Relationships that matter

Yesterday Allan talked about relationships that matter.  One of those relationships that I have is with my Grandma Weaver.  She has always been supportive of me.  I talked to Deb Weinhold on Friday night - and she was talking about bonding - some of her children are adopted - the ones that came to them later in life had a difficult time bonding to them - and trusting them.  One adopted son, they got as a baby - he has had no attachment problems!  She proceeded to say that she has a special bond with Shiloh - her little grandson - because when his mama was deathly ill, she became his caregiver - she made a special point to help him be secure and become bonded to her - who was providing care for him.  Today, he still has a difficult time distinguishing between her as Mom, or Grandma - now that Davina, his mom is better and a part of his life again.

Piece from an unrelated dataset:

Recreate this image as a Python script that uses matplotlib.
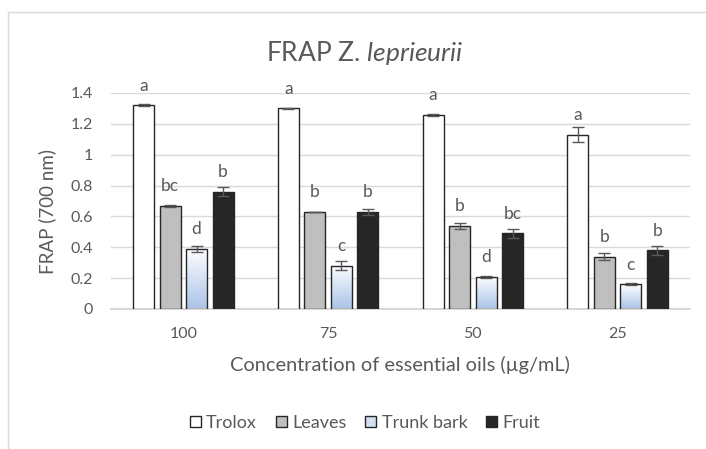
import matplotlib.pyplot as plt
import numpy as np
from matplotlib.patches import Patch
from matplotlib.colors import LinearSegmentedColormap
from matplotlib.lines import Line2D

plt.rcParams['font.family'] = ['Lato', 'DejaVu Sans']
plt.rcParams['mathtext.fontset'] = 'custom'
plt.rcParams['mathtext.rm'] = 'Lato'
plt.rcParams['mathtext.it'] = 'Lato:italic'

# FRAP values (absorbance at 700 nm) per concentration
concentrations = ['100', '75', '50', '25']
series = ['Trolox', 'Leaves', 'Trunk bark', 'Fruit']

trolox = [1.32, 1.30, 1.26, 1.13]
leaves = [0.67, 0.63, 0.54, 0.34]
trunk_bark = [0.39, 0.28, 0.21, 0.16]
fruit = [0.76, 0.63, 0.49, 0.38]

trolox_err = [0.006, 0.006, 0.006, 0.05]
leaves_err = [0.006, 0.0, 0.02, 0.02]
trunk_bark_err = [0.02, 0.03, 0.007, 0.007]
fruit_err = [0.03, 0.02, 0.03, 0.03]

trolox_lbl = ['a', 'a', 'a', 'a']
leaves_lbl = ['bc', 'b', 'b', 'b']
trunk_bark_lbl = ['d', 'c', 'd', 'c']
fruit_lbl = ['b', 'b', 'bc', 'b']

values = [trolox, leaves, trunk_bark, fruit]
errors = [trolox_err, leaves_err, trunk_bark_err, fruit_err]
letters = [trolox_lbl, leaves_lbl, trunk_bark_lbl, fruit_lbl]
faces = ['white', '#BFBFBF', None, '#262626']

TXT = '#595959'
EDGE = '#262626'
GRID = '#D9D9D9'

W, H = 706, 449
fig = plt.figure(figsize=(W / 100, H / 100), dpi=100)
ax = fig.add_axes([111 / W, 1 - 309 / H, 579 / W, 216 / H])

x = np.arange(len(concentrations))
pitch = 0.183
width = 0.145
blues = LinearSegmentedColormap.from_list('bark', ['#FFFFFF', '#A9C3E8'])
grad = np.linspace(0, 1, 256).reshape(-1, 1)

for i, name in enumerate(series):
    pos = x + (i - 1.5) * pitch
    if faces[i] is None:
        # gradient fill, clipped to each bar
        bars = ax.bar(pos, values[i], width, facecolor='none', edgecolor=EDGE,
                      linewidth=1.0, zorder=3)
        for b in bars:
            im = ax.imshow(grad, cmap=blues, aspect='auto', zorder=2.5,
                           extent=(b.get_x(), b.get_x() + b.get_width(), 0, b.get_height()),
                           origin='upper', interpolation='bicubic')
            im.set_clip_path(b)
    else:
        ax.bar(pos, values[i], width, facecolor=faces[i], edgecolor=EDGE,
               linewidth=1.0, zorder=3)
    ax.errorbar(pos, values[i], yerr=errors[i], fmt='none', ecolor='#595959',
                elinewidth=1.0, capsize=4, capthick=1.0, zorder=4)
    for xp, v, t in zip(pos, values[i], letters[i]):
        ax.annotate(t, (xp, v), xytext=(0, 14), textcoords='offset points',
                    ha='center', va='center', fontsize=12.5, color=TXT)

ax.set_xlim(-0.5, 3.5)
ax.set_ylim(0, 1.4)
ax.set_yticks(np.arange(0, 1.41, 0.2))
ax.set_yticklabels(['0', '0.2', '0.4', '0.6', '0.8', '1', '1.2', '1.4'])
ax.set_xticks(x)
ax.set_xticklabels(concentrations)
ax.tick_params(axis='both', length=0, labelsize=11.5, colors=TXT)
ax.tick_params(axis='x', pad=13)
ax.tick_params(axis='y', pad=13)
ax.yaxis.grid(True, color=GRID, linewidth=1.0)
ax.set_axisbelow(True)
for s in ['top', 'right', 'left']:
    ax.spines[s].set_visible(False)
ax.spines['bottom'].set_color(GRID)
ax.spines['bottom'].set_linewidth(1.5)

fig.text(365 / W, 1 - 61 / H, r'FRAP Z. $\mathit{leprieurii}$', ha='center', va='baseline',
         fontsize=19, color=TXT)
fig.text(400 / W, 1 - 371 / H, 'Concentration of essential oils (µg/mL)', ha='center',
         va='baseline', fontsize=14.4, color=TXT)
fig.text(47 / W, 1 - 211 / H, 'FRAP (700 nm)', ha='center', va='center', rotation=90,
         fontsize=13.5, color=TXT)

# chart frame
fig.add_artist(Line2D([8 / W, 8 / W], [0, 1 - 12 / H], color=GRID, lw=1))
fig.add_artist(Line2D([8 / W, 1], [1 - 12 / H, 1 - 12 / H], color=GRID, lw=1))

handles = [Patch(facecolor='white', edgecolor=EDGE),
           Patch(facecolor='#BFBFBF', edgecolor=EDGE),
           Patch(facecolor='#D3E0F3', edgecolor=EDGE),
           Patch(facecolor='#262626', edgecolor='#262626')]
leg = fig.legend(handles, series, loc='center', bbox_to_anchor=(365 / W, 1 - 423 / H),
                 ncol=4, frameon=False, fontsize=13, handlelength=0.6, handleheight=0.6,
                 handletextpad=0.3, columnspacing=1.05, borderpad=0)
for t in leg.get_texts():
    t.set_color(TXT)

fig.savefig('out.png', dpi=100)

I had to think - I guess that is kind of what happened with my grandma and us kids - she was the one steady and consistent person in our life all the years mom was sick - when mom was in and out of the hospital - we were often at Grandma's house.  I have just as many memories of time at Grandma's house as I do of time at our own home.  And I have a special bond with my grandma.

I guess that is why it is so hard for me to let her go.  She is not feeling well - she has been declining in health for the past year - it was Easter Sunday last year that I spent in the hospital with her - thinking she was dying.  Now this morning my aunt Velma called to let me know that Grandma is not feeling well.  She is just getting weaker - she thought I'd like to know.

It has been hard for me to balance my life of 4 kids and a husband and still get visits in to these special people in my life.  I am frustrated this morning because one of my kids are home not feeling well.  So - that limits me from picking up and going there right now.  

God's grace is sufficient for me - his power is made perfect in my weakness.  I am asking for his wisdom and that he will make his power perfect in my weakness. 

Comments

  1. I know...my grandma is 94 and now that we don't live just up the road I don't see her but 3 times a year. I'm just always conscious of not bringing germs (and somebody is always sick it seems!) and so on. thanks for the reminder that I need to plan a time to go visit!